Граф де Камилле устало потёр переносицу.
— Её первый муж погиб в сражении под Кале, сир. Напомню: не от пули в спину, а от ядра в грудь. Второй, как известно, сломал шею, сев на лошадь вдребезги пьяным и надумав перемахнуть ближайшие кусты, бахвалясь перед любовницей. Я ничего не путаю? Третий оказался болезненно тучным и вспыльчивым, ему часто пускали кровь и ставили пиявки, но апоплексия к подобным экземплярам людей неравнодушна. Не вижу причин для подозрений. Государь, я не думаю об этой женщине, уверяю. Мне лишь неприятны воспоминания о ней, о разочаровании во всей женской породе…У меня было время и возможность убедиться, что в последнем я неправ. Сотни и тысячи женщин заслуживают уважения и любви за свои достоинства и верность. Сир, не беспокойтесь: я постараюсь понравиться Ирис Рыжекудрой, как её прозвали, и сделаю всё, чтобы наш брак был образцовым. У неё не возникнет желания покинуть Франкию. Разве что в качестве моей супруги, и совсем ненадолго, в рамках моих дипломатических поездок и под моим присмотром.
Взгляд короля смягчился.
— Клятвы не требую, — сказал отрывисто. — Твоё слово — золото. Только… — Замялся. — Лучше всего, конечно, если сразу после женитьбы ты наградишь её ребятёнком, да не одним. Уж это привяжет её к твоему дому крепче алтаря и колец. Женщины — они такие. Если дело касается их дитяти… К свету она непривычна, сидела безвылазно сперва в гареме Тамерлана, потом при муженьке, здесь же я её ко двору нарочно вызывать не буду, чтоб жила от соблазнов подальше, ты же знаешь наших щелкопёров и адонисов, тотчас павлиньи хвосты вокруг неё распустят. Пусть себе сидит дома, забавляется книжками да драгоценностями, не жалей для неё ни бирюлек, ни кукол. А уж с библиотекой мы и без неё разберёмся. Ума не приложу, зачем Хромец её сюда вообще спровадил?
Филипп де Камилле лишь сдержанно вздохнул.

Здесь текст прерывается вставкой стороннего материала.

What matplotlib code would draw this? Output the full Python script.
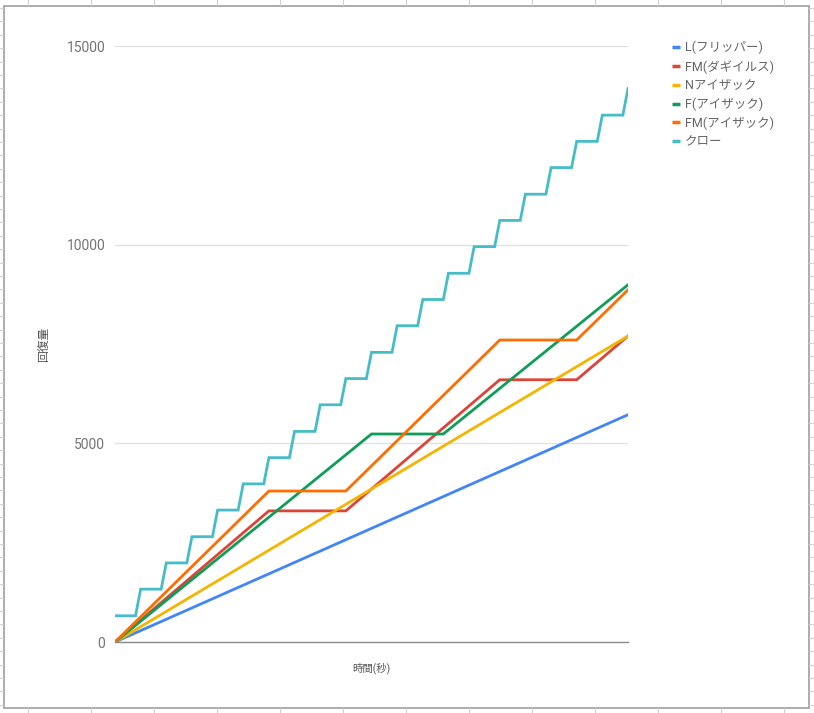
import matplotlib.pyplot as plt
from matplotlib.lines import Line2D
from matplotlib.patches import Rectangle

plt.rcParams['font.family'] = ['Roboto', 'Noto Sans CJK JP', 'DejaVu Sans']

# Data (time in seconds, healing amount)
flipper_time = [0, 100]
flipper_val = [0, 5720]

dagilus_time = [0, 30, 45, 75, 90, 100]
dagilus_val = [0, 3300, 3300, 6600, 6600, 7700]

n_isaac_time = [0, 100]
n_isaac_val = [0, 7700]

f_isaac_time = [0, 50, 64, 100]
f_isaac_val = [0, 5235, 5235, 8990]

fm_isaac_time = [0, 30, 45, 75, 90, 100]
fm_isaac_val = [0, 3800, 3800, 7600, 7600, 8865]

claw_time = [0, 4, 5, 9, 10, 14, 15, 19, 20, 24, 25, 29, 30, 34, 35, 39, 40, 44,
             45, 49, 50, 54, 55, 59, 60, 64, 65, 69, 70, 74, 75, 79, 80, 84,
             85, 89, 90, 94, 95, 99, 100]
claw_val = [660, 660, 1330, 1330, 1990, 1990, 2650, 2650, 3320, 3320, 3980, 3980,
            4640, 4640, 5300, 5300, 5970, 5970, 6630, 6630, 7290, 7290, 7960, 7960,
            8620, 8620, 9280, 9280, 9950, 9950, 10610, 10610, 11270, 11270,
            11940, 11940, 12600, 12600, 13260, 13260, 13930]

series = [
    ('L(フリッパー)', flipper_time, flipper_val, '#4285F4'),
    ('FM(ダギイルス)', dagilus_time, dagilus_val, '#DB4437'),
    ('Nアイザック', n_isaac_time, n_isaac_val, '#F4B400'),
    ('F(アイザック)', f_isaac_time, f_isaac_val, '#0F9D58'),
    ('FM(アイザック)', fm_isaac_time, fm_isaac_val, '#FF6D01'),
    ('クロー', claw_time, claw_val, '#46BDC6'),
]

W, H = 814, 713
fig = plt.figure(figsize=(W / 100, H / 100), dpi=100)
fig.patch.set_facecolor('white')

# spreadsheet cells peeking around the chart frame
for xp in range(28, W, 63):
    fig.add_artist(Line2D([xp / W, xp / W], [1 - 0 / H, 1 - 5 / H], color='#d0d0d0', lw=0.8))
    fig.add_artist(Line2D([xp / W, xp / W], [0, 1 - 708 / H], color='#d0d0d0', lw=0.8))
yp = 8
while yp < H:
    fig.add_artist(Line2D([0, 3 / W], [1 - yp / H, 1 - yp / H], color='#d0d0d0', lw=0.8))
    fig.add_artist(Line2D([809 / W, 1], [1 - yp / H, 1 - yp / H], color='#d0d0d0', lw=0.8))
    yp += 13.4

# chart frame
fig.add_artist(Rectangle((3.5 / W, 1 - 707.5 / H), 805 / W, 701.5 / H,
                         transform=fig.transFigure, fill=False,
                         edgecolor='#9e9e9e', lw=1.2))

ax = fig.add_axes([115 / W, 1 - 642 / H, 513 / W, 596 / H])
for name, t, v, c in series:
    ax.plot(t, v, color=c, lw=2, label=name, solid_joinstyle='miter', zorder=3)

ax.set_xlim(0, 100)
ax.set_ylim(0, 15000)
ax.set_yticks([0, 5000, 10000, 15000])
ax.set_xticks([])
ax.tick_params(axis='y', length=0, pad=7, labelsize=10, labelcolor='#757575')
for s in ['top', 'right', 'left']:
    ax.spines[s].set_visible(False)
ax.spines['bottom'].set_color('#8a8a8a')
ax.spines['bottom'].set_linewidth(1.0)
ax.spines['bottom'].set_zorder(2)
ax.grid(axis='y', color='#e0e0e0', lw=0.9, zorder=0)
ax.set_axisbelow(True)

fig.text(371.5 / W, 1 - 668 / H, '時間(秒)', ha='center', va='center',
         fontsize=7.5, color='#555555')
fig.text(44 / W, 1 - 344 / H, '回復量', ha='center', va='center',
         rotation=90, fontsize=8.5, color='#555555')

leg = ax.legend(loc='upper left', bbox_to_anchor=(672 / W, 1 - 41 / H),
                bbox_transform=fig.transFigure, frameon=False, fontsize=9,
                handlelength=0.65, handletextpad=0.4, labelspacing=0.44,
                borderpad=0, borderaxespad=0)
for txt in leg.get_texts():
    txt.set_color('#666666')
for h in leg.get_lines():
    h.set_linewidth(2.5)
    h.set_solid_capstyle('butt')

fig.savefig('out.png', dpi=100)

Ему ещё предстояло объяснить своему государю, как тот заблуждается, считая Рыжекудрую Ирис недалёкой глупышкой, избалованной престарелым мужем. Сам он за время пребывания в Константинополе не часто виделся с юной красавицей — и немудрено, после исцеления Огюста Бомарше, друга и дипломата, потерявшего руку, но чудом разысканного друзьями и спасённого Аслан-беем, у графа де Камилле редко находился повод заглянуть в дом чудо-лекаря. Разве что сама супруга Аслан-бея наезжала иногда в гости к подруге Ильхам, названной сестре, а затем и крестнице графа.
И всё же…
Филипп был очень наблюдателен.
Месяц за месяцем, год за годом он видел, как она менялась. Как из маленькой худышки, почти ребёнка, превращалась в рослую статную девушку, гибкую и крепкую, как лоза, изящную и грациозную, как лань, умную, скромную, воспитанную, одинаково хорошо слагающую стихи на фарси, арабском, франкском и бриттском наречии, владеющую, с тому же, двумя древними языками — латынью и греческим, умеющую остановить кровь и заговорить неглубокую рану, исцелить простуду и немочь в спине, быть верным секретарём при учёном супруге и умелой хозяйкой, несравненную в страстном восточном танце и целомудренную при столь редких беседах наедине… Впрочем, какое там — «наедине», лишь условно! Как добрая супруга правоверного, Ирис Рыжекудрая, даже если встреча происходила с разрешения мужа, даже с почётным гостем, никогда не оставалась одна, но в сопровождении огромного чернокожего телохранителя, охраняющего жизнь и доброе имя госпожи.